Rating:
# Seccomp Hell
* Linux multi-stage pwn. We are given a VM image.
* Inspiration: https://hxp.io/blog/99/hxp-CTF-2022-one_byte-writeup/.
* Stage 1: userspace binary ROP.
* Statically linked, no PIE.
* Reads 256 bytes to stack.
* In a slightly obfuscated way reads another 152 bytes to stack.
* Closes all file descriptors.
* Installs a seccomp filter that allows `read()`, `write()`, `open()`,
`close()`, `mmap()`, `mprotect()`, `socket()`, `connect()`, `modify_ldt()`,
`exit()` and `exit_group()`.
* Triggers a ROP chain starting at the top of 152 bytes.
* Goal: inject shellcode using a `socket()` + `connect()` + `mprotect()` +
`read()` ROP chain.
* We are talking to the binary via a PTY (injected using socat), which
mangles all non-printable bytes.
* `IEXTEN` is set for the PTY, so escape all bytes with `VLNEXT`. Append
`VEOF` to flush the PTY buffers and make the binary see all the data.
* 152 bytes are not enough to execute the whole chain.
* Pivot to 256 bytes, which are located at smaller addresses, using ugly
gadgets and observations about the initial register state. See
`ROP_PIVOT` in the exploit for details.
* 408 bytes are still not enough.
* Mix a few parts of the shellcode chain into the pivot chain. Do not
re-initialize registers that are preserved by gadgets.
* Stage 2: shellcode loader.
* Writing shellcode in assembly is annoying.
* Write it in C! See [`Makefile`](https://github.com/mephi42/ctf/tree/master/2024.07.13-HITCON_CTF_2024_Quals/Seccomp%20Hell/Makefile) and [`shellcode.lds`](
https://github.com/mephi42/ctf/tree/master/2024.07.13-HITCON_CTF_2024_Quals/Seccomp%20Hell/shellcode.lds).
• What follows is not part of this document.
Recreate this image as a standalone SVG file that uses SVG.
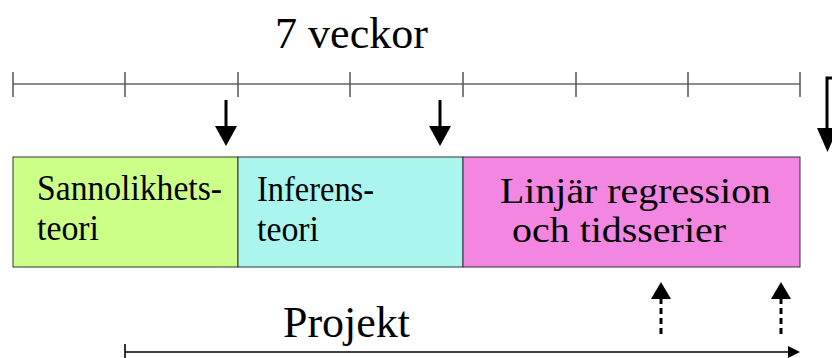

* ROP can do only one `read()`. If the network connection is flaky, which it
is, it will read only a part of shellcode.
* Start with a very small shellcode loader, which does a `read()` loop.
* Build shellcode stages in the reverse order, so that they know the size
of what they are going to load.
* Stage 3: kernel backdoor.
* There is a backdoor kernel module installed inside the VM.
* Writing to the backdoor device creates a call gate with index 12 in the
2nd LDT slot (`0xFFFF880000010000 + 96`).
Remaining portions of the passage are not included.